Whack9 wrote: ↑Tue Jun 27, 2023 1:52 pm
Herzog had a whole ass ship tugged over a mountain for the filming of Fitzcarraldo. Also, one of the indigenous chiefs in all seriousness asked Herzog if he wanted him to murder Kinski.
It's rare for the making of a movie to be so crazy that it merited its own documentary, and rarer still for the documentary to get an even better reception than the well-received subject film.
Burden of Dreams
Then:
Throughout production, director Les Blank and his small crew became exhausted and exasperated from the stress of the work. Blank said that he felt "unconnected to the people around me". Keeping up with the antics of Herzog and Klaus Kinski (the film's star) proved difficult for the reserved, introverted Blank. By the last week of production, he was so burnt out that he feared coming out of production "like some Viet Nam veterans, horribly calloused". He wrote in his journal "I'm tired of it all and I couldn't care less if they move the stupid ship – or finish the fucking film"....
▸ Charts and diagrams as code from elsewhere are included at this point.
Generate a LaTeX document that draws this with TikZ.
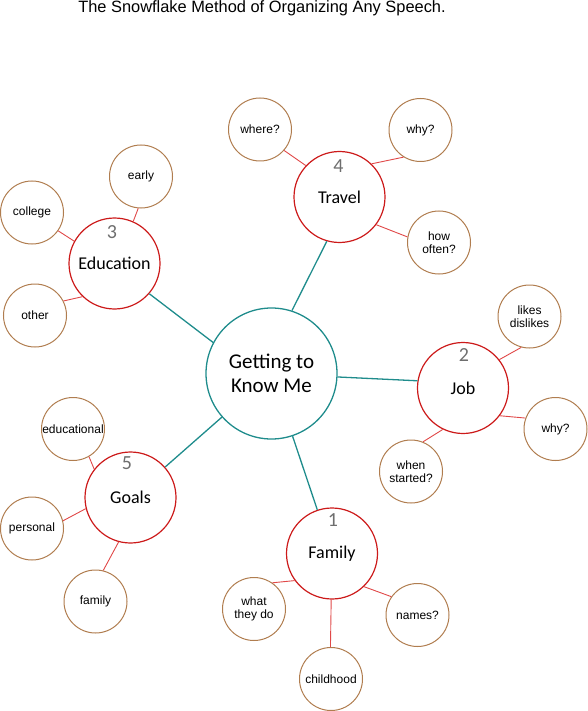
\documentclass[tikz,border=0pt]{standalone}
\usepackage{fontspec}
\setmainfont{Liberation Sans}
\newfontfamily\calfont{Carlito}
\definecolor{teal1}{HTML}{1F8C8C}
\definecolor{hubred}{HTML}{CC1A1A}
\definecolor{spokered}{HTML}{E04848}
\definecolor{leafbrown}{HTML}{B07D4F}
\definecolor{numgrey}{HTML}{6E6E6E}
\begin{document}
\begin{tikzpicture}[x=1pt,y=-1pt,
  centerbox/.style={circle,draw=teal1,line width=1.3pt,minimum size=131pt,inner sep=0pt,align=center,font=\calfont\fontsize{21}{24}\selectfont},
  hubbox/.style={circle,draw=hubred,line width=1.2pt,minimum size=91pt,inner sep=0pt,align=center,font=\calfont\fontsize{18}{21}\selectfont},
  leafbox/.style={circle,draw=leafbrown,line width=1pt,minimum size=63pt,inner sep=0pt,align=center,font=\fontsize{12}{13.5}\selectfont},
  numlabel/.style={text=numgrey,font=\calfont\fontsize{20}{20}\selectfont,inner sep=0pt},
  mainlink/.style={draw=teal1,line width=1.3pt},
  spoke/.style={draw=spokered,line width=0.9pt}]
\useasboundingbox (0,0) rectangle (588,711);
\node[font=\fontsize{16.4}{18}\selectfont,inner sep=0pt] (title) at (262,8) {The Snowflake Method of Organizing Any Speech.};
% center
\node[centerbox] (c) at (271.5,373.5) {Getting to\\Know Me};
% hubs
\node[hubbox] (travel) at (339.5,197) {Travel};
\node[hubbox] (edu) at (114.5,263.5) {Education};
\node[hubbox] (job) at (463,388) {Job};
\node[hubbox] (goals) at (130.5,497.5) {Goals};
\node[hubbox] (fam) at (332,553.5) {Family};
% numbers
\node[numlabel] (n4) at (338.5,166) {4};
\node[numlabel] (n3) at (112,232) {3};
\node[numlabel] (n2) at (464,355) {2};
\node[numlabel] (n5) at (127,463.5) {5};
\node[numlabel] (n1) at (333,520) {1};
% leaves
\node[leafbox] (where) at (260,129.5) {where?};
\node[leafbox] (twhy) at (420.5,130) {why?};
\node[leafbox] (often) at (439,242.5) {how\\often?};
\node[leafbox] (early) at (141,176.5) {early};
\node[leafbox] (college) at (32,212.5) {college};
\node[leafbox] (other) at (35,315.5) {other};
\node[leafbox] (likes) at (529.5,316.5) {likes\\dislikes};
\node[leafbox] (jwhy) at (555.5,429) {why?};
\node[leafbox] (started) at (411,471.5) {when\\started?};
\node[leafbox] (educational) at (73,429) {educational};
\node[leafbox] (personal) at (32,528.5) {personal};
\node[leafbox] (gfamily) at (95.5,601.5) {family};
\node[leafbox] (whatdo) at (254,609) {what\\they do};
\node[leafbox] (names) at (417.5,615) {names?};
\node[leafbox] (child) at (331,679) {childhood};
% main links
\draw[mainlink] (c.72) -- (travel.-106);
\draw[mainlink] (c.152) -- (edu.-41);
\draw[mainlink] (c.-3) -- (job.171);
\draw[mainlink] (c) -- (goals);
\draw[mainlink] (c) -- (fam);
% spokes
\draw[spoke] (travel.137) -- (where.-41);
\draw[spoke] (travel.46) -- (twhy.-122);
\draw[spoke] (travel.-37) -- (often.170);
\draw[spoke] (edu.66) -- (early.-95);
\draw[spoke] (edu.151) -- (college.-35);
\draw[spoke] (edu.-134) -- (other.27);
\draw[spoke] (job.38) -- (likes.-105);
\draw[spoke] (job.-37) -- (jwhy.160);
\draw[spoke] (job.-116) -- (started.68);
\draw[spoke] (goals.142) -- (educational.-60);
\draw[spoke] (goals.-166) -- (personal.14);
\draw[spoke] (goals.-105) -- (gfamily.76);
\draw[spoke] (fam.-144) -- (whatdo.55);
\draw[spoke] (fam.-46) -- (names.145);
\draw[spoke] (fam.-91) -- (child.91);
\end{tikzpicture}
\end{document}
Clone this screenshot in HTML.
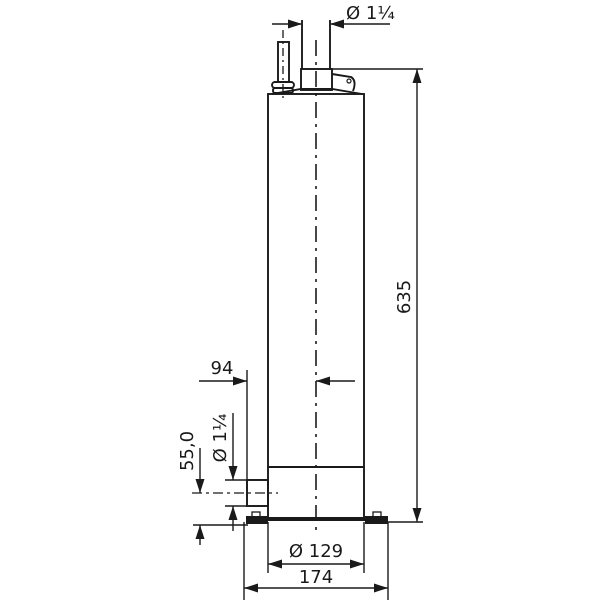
<!DOCTYPE html>
<html><head><meta charset="utf-8"><style>html,body{margin:0;padding:0;background:#fff}</style></head>
<body>
<svg width="600" height="600" viewBox="0 0 600 600" xmlns="http://www.w3.org/2000/svg" font-family="'DejaVu Sans','Liberation Sans',sans-serif" font-size="18" fill="none" stroke="#1a1a1a">
<defs>
<marker id="a" markerWidth="15" markerHeight="9" refX="14" refY="4.5" orient="auto" markerUnits="userSpaceOnUse"><path d="M0,0 L14,4.5 L0,9 Z" fill="#1a1a1a" stroke="none"/></marker>
</defs>
<g stroke-width="1.9">
<rect x="268" y="94" width="96" height="425"/>
<line x1="268" y1="467" x2="364" y2="467"/>
<path d="M272,94 L301,89 L332,89 L362,94"/>
<line x1="302" y1="20" x2="302" y2="69"/>
<line x1="330" y1="20" x2="330" y2="69"/>
<rect x="301" y="69" width="31" height="21"/>
<path d="M332,74 L351,77 Q356,80 354,88 L353,91"/>
<circle cx="349" cy="81" r="2" stroke-width="1.2"/>
<rect x="278" y="42" width="11" height="40"/>
<rect x="272" y="82" width="22" height="6" rx="3"/>
<rect x="273" y="88" width="20" height="5" rx="2"/>
<rect x="247" y="480" width="21" height="26"/>
<line x1="268" y1="519" x2="365" y2="519" stroke-width="4"/>
</g>
<rect x="246" y="516" width="22" height="8" fill="#1a1a1a" stroke="none"/>
<rect x="365" y="516" width="23" height="8" fill="#1a1a1a" stroke="none"/>
<rect x="252" y="512" width="8" height="5" stroke-width="1.3"/>
<rect x="373" y="512" width="8" height="5" stroke-width="1.3"/>
<line x1="316" y1="40" x2="316" y2="530" stroke-width="1.6" stroke-dasharray="16,6,3,6"/>
<line x1="283" y1="30" x2="283" y2="100" stroke-width="1.3" stroke-dasharray="8,4,2,4"/>
<line x1="192" y1="493" x2="278" y2="493" stroke-width="1.3" stroke-dasharray="10,4,3,4"/>
<g stroke-width="1.4">
<line x1="272" y1="24" x2="302" y2="24" marker-end="url(#a)"/>
<line x1="390" y1="24" x2="330" y2="24" marker-end="url(#a)"/>
<line x1="332" y1="69" x2="423" y2="69"/>
<line x1="388" y1="522" x2="423" y2="522"/>
<line x1="417" y1="296" x2="417" y2="69" marker-end="url(#a)"/>
<line x1="417" y1="296" x2="417" y2="522" marker-end="url(#a)"/>
<line x1="199" y1="381" x2="247" y2="381" marker-end="url(#a)"/>
<line x1="247" y1="370" x2="247" y2="506"/>
<line x1="355" y1="381" x2="316" y2="381" marker-end="url(#a)"/>
<line x1="225" y1="480" x2="268" y2="480"/>
<line x1="225" y1="506" x2="268" y2="506"/>
<line x1="233" y1="413" x2="233" y2="480" marker-end="url(#a)"/>
<line x1="233" y1="531" x2="233" y2="506" marker-end="url(#a)"/>
<line x1="193" y1="525" x2="248" y2="525"/>
<line x1="200" y1="448" x2="200" y2="493" marker-end="url(#a)"/>
<line x1="200" y1="545" x2="200" y2="525" marker-end="url(#a)"/>
<line x1="268" y1="522" x2="268" y2="573"/>
<line x1="364" y1="522" x2="364" y2="573"/>
<line x1="244" y1="522" x2="244" y2="600"/>
<line x1="388" y1="522" x2="388" y2="600"/>
<line x1="316" y1="564" x2="268" y2="564" marker-end="url(#a)"/>
<line x1="316" y1="564" x2="364" y2="564" marker-end="url(#a)"/>
<line x1="316" y1="588" x2="244" y2="588" marker-end="url(#a)"/>
<line x1="316" y1="588" x2="388" y2="588" marker-end="url(#a)"/>
</g>
<g fill="#1a1a1a" stroke="none">
<text x="346" y="19">Ø 1¼</text>
<text x="316" y="557" text-anchor="middle">Ø 129</text>
<text x="316" y="583" text-anchor="middle">174</text>
<text x="222" y="374" text-anchor="middle">94</text>
<text transform="translate(410,297) rotate(-90)" text-anchor="middle">635</text>
<text transform="translate(226,438) rotate(-90)" text-anchor="middle">Ø 1¼</text>
<text transform="translate(193,451) rotate(-90)" text-anchor="middle">55,0</text>
</g>
</svg>
</body></html>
"The film poster was created by Montana artist
Monte Dolack," an acquaintance.
... He is generally considered to have begun his professional artistic career in 1974. Dolack gained local notice for designing posters for the Crystal Theater, an art film theater in Missoula. By 1997, original Crystal Theater posters were collectors' items. Dolack also created posters which he sold as artwork. Among his most important early works is "Yahoo," which depicts a cowgirl on a horse and an anti-nuclear power symbol at the bottom. Dolack created the poster to commemorate the day the Missoula City Council voted to ban nuclear facilities within the city limits....
I was involved in the 1978 campaign and still have a pristine original "Yahoo" poster hanging on my wall. Might be a valuable collectors item by now.
Unique style, instantly recognizable to we Missoulians regardless of subject.
10th Anniversary. I think I have one of these somewhere, too.